Morphology in sign language

Morphology is the study of the formation and inflection of words. It studies how morphemes (the smallest units of meaning) are combined to form words from components such as roots and affixes. For example, the word dogs contains two morphemes dog and the plural s.

Morpheme

Morpheme is the smallest meaningful unit of language. A vocal-auditory morpheme is composed of phonemes, the smallest units of sound. A written morpheme is composed of graphemes, the smallest units of a written language (e.g. alphabetical letters). A visual-manual morpheme is composed of parameters (and their primes).

E.g. "dog", "un-", and "-able" in English. E.g. #DOG and APPLE in ASL.

Free Morpheme

Free morpheme is when it can stand alone as a word. Free morphemes in English, for example, are: dog, stop, smile, etc. ASL: again, love, see, your, etc.

Bound Morpheme

Bound morpheme is the smallest meaningful unit that cannot stand alone. These bound morphemes are the affixes attached to words. E.g. -s, -er, -ed, un-, -able, etc.

The English word dogs has two morphemes (dog and s); unstoppable (three morphemes: un, stop, able); abnormal (two morphemes: ab, normal).

On the other hand, the ASL sign teacher has two morphemes: teach and agent (person). Another example is a numeral handshape which is affixed to a ASL word. E.g. seven-day, two-week, six-month and so on.

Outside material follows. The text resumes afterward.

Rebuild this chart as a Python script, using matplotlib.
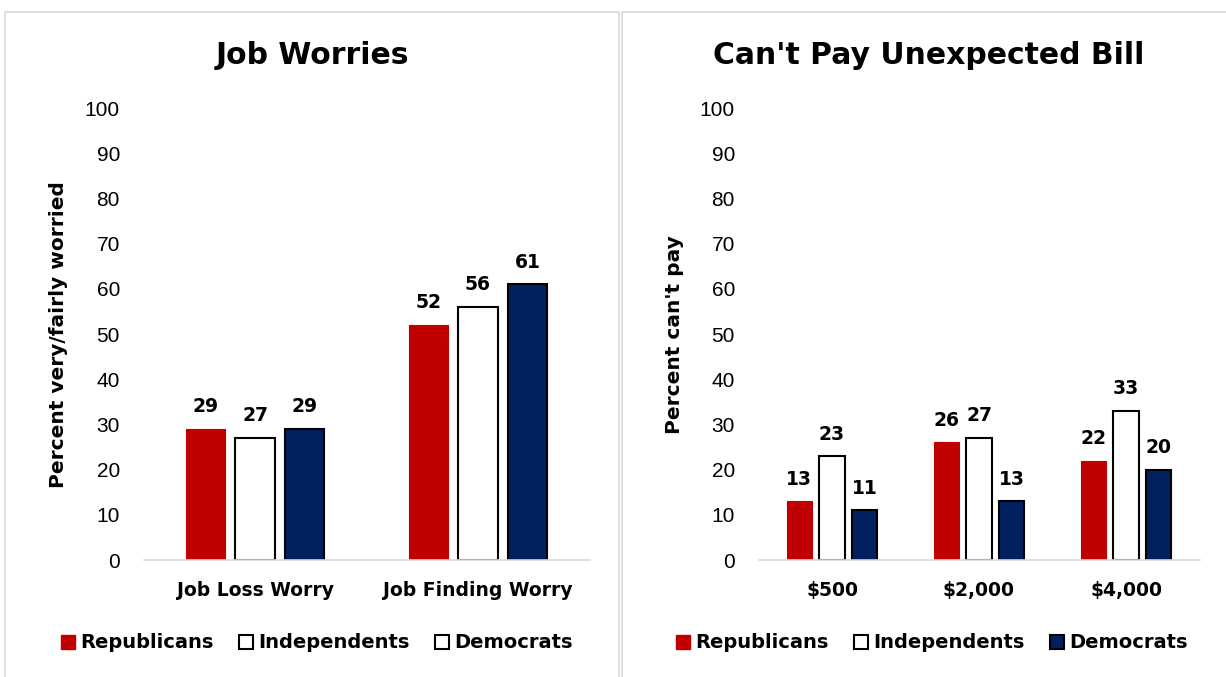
import matplotlib
matplotlib.use("Agg")
import matplotlib.pyplot as plt
from matplotlib.patches import Patch, Rectangle
import numpy as np

plt.rcParams['font.family'] = ['Liberation Sans', 'DejaVu Sans']
BOLD = "DejaVu Sans"

parties = ["Republicans", "Independents", "Democrats"]
red = "#C00000"
navy = "#002060"

job_cats = ["Job Loss Worry", "Job Finding Worry"]
job_rep = [29, 52]
job_ind = [27, 56]
job_dem = [29, 61]

bill_cats = ["$500", "$2,000", "$4,000"]
bill_rep = [13, 26, 22]
bill_ind = [23, 27, 33]
bill_dem = [11, 13, 20]

fig = plt.figure(figsize=(12.26, 6.77), dpi=100)

# panel frames
fig.patches.append(Rectangle((5 / 1226, -0.1), 614 / 1226, 1.1 - 12 / 677,
                             transform=fig.transFigure, fill=False,
                             edgecolor="#d9d9d9", lw=1.2))
fig.patches.append(Rectangle((622 / 1226, -0.1), 0.6, 1.1 - 12 / 677,
                             transform=fig.transFigure, fill=False,
                             edgecolor="#d9d9d9", lw=1.2))

ax1 = fig.add_axes([143.5 / 1226, 1 - 560 / 677, 446 / 1226, 452 / 677])
ax2 = fig.add_axes([758.5 / 1226, 1 - 560 / 677, 441 / 1226, 452 / 677])


def draw(ax, cats, rep, ind, dem, title, title_x, ylabel, label_x,
         legend_dem_color, legend_x):
    x = np.arange(len(cats))
    w = 0.175
    d = 0.222
    b1 = ax.bar(x - d, rep, w, color=red, edgecolor=red, lw=0.8)
    b2 = ax.bar(x, ind, w, color="white", edgecolor="black", lw=1.5)
    b3 = ax.bar(x + d, dem, w, color=navy, edgecolor="black", lw=1.5)
    for bars in (b1, b2, b3):
        for r in bars:
            ax.annotate(f"{r.get_height():.0f}",
                        (r.get_x() + r.get_width() / 2, r.get_height()),
                        xytext=(0, 9), textcoords="offset points",
                        ha="center", va="bottom", fontsize=13.5,
                        fontweight="bold", family=BOLD)
    ax.set_xlim(-0.5, len(cats) - 0.5)
    ax.set_ylim(0, 100)
    ax.set_yticks(range(0, 101, 10))
    ax.set_yticklabels([str(v) for v in range(0, 101, 10)],
                       family="Liberation Sans", fontsize=15)
    ax.set_xticks(x)
    ax.set_xticklabels(cats, fontsize=13.5, fontweight="bold", family=BOLD)
    ax.tick_params(axis="y", length=0, pad=17)
    ax.tick_params(axis="x", length=0, pad=15)
    for s in ("top", "right", "left"):
        ax.spines[s].set_visible(False)
    ax.spines["bottom"].set_color("#d9d9d9")
    ax.spines["bottom"].set_linewidth(1.2)
    fig.text(label_x / 1226, 1 - 335 / 677, ylabel, rotation=90,
             ha="center", va="center", fontsize=14.5, fontweight="bold",
             family=BOLD)
    fig.text(title_x / 1226, 1 - 55 / 677, title, ha="center", va="center",
             fontsize=21.5, fontweight="bold", family=BOLD)
    handles = [Patch(facecolor=red, edgecolor=red),
               Patch(facecolor="white", edgecolor="black", lw=1.5),
               Patch(facecolor=legend_dem_color, edgecolor="black", lw=1.5)]
    fig.legend(handles, parties, loc="center", ncol=3,
               bbox_to_anchor=(legend_x, 1 - 643 / 677), frameon=False,
               prop={"size": 14, "weight": "bold", "family": BOLD},
               handlelength=0.7, handleheight=0.7, handletextpad=0.3,
               columnspacing=1.3)


draw(ax1, job_cats, job_rep, job_ind, job_dem, "Job Worries", 312,
     "Percent very/fairly worried", 58, "white", 317 / 1226)
draw(ax2, bill_cats, bill_rep, bill_ind, bill_dem, "Can't Pay Unexpected Bill",
     929, "Percent can't pay", 675, navy, 932 / 1226)

fig.savefig("out.png", dpi=100)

This process is known as called numeral incorporation [1].

References

[1] Numeral incorporation are described in works by Scott Liddell and Robert E. Johnson.

Clayton Valli, et al. "Linguistics of American Sign Language: An Introduction." Washington, D.C.: Gallaudet University Press. 2005. Pp 17.

Charlotte Haker-Shenk and Dennis Cokely. "American Sign Language: A Teacher's Resource Text on Grammar and Culture." Washington, D.C.: Gallaudet Press. 1980.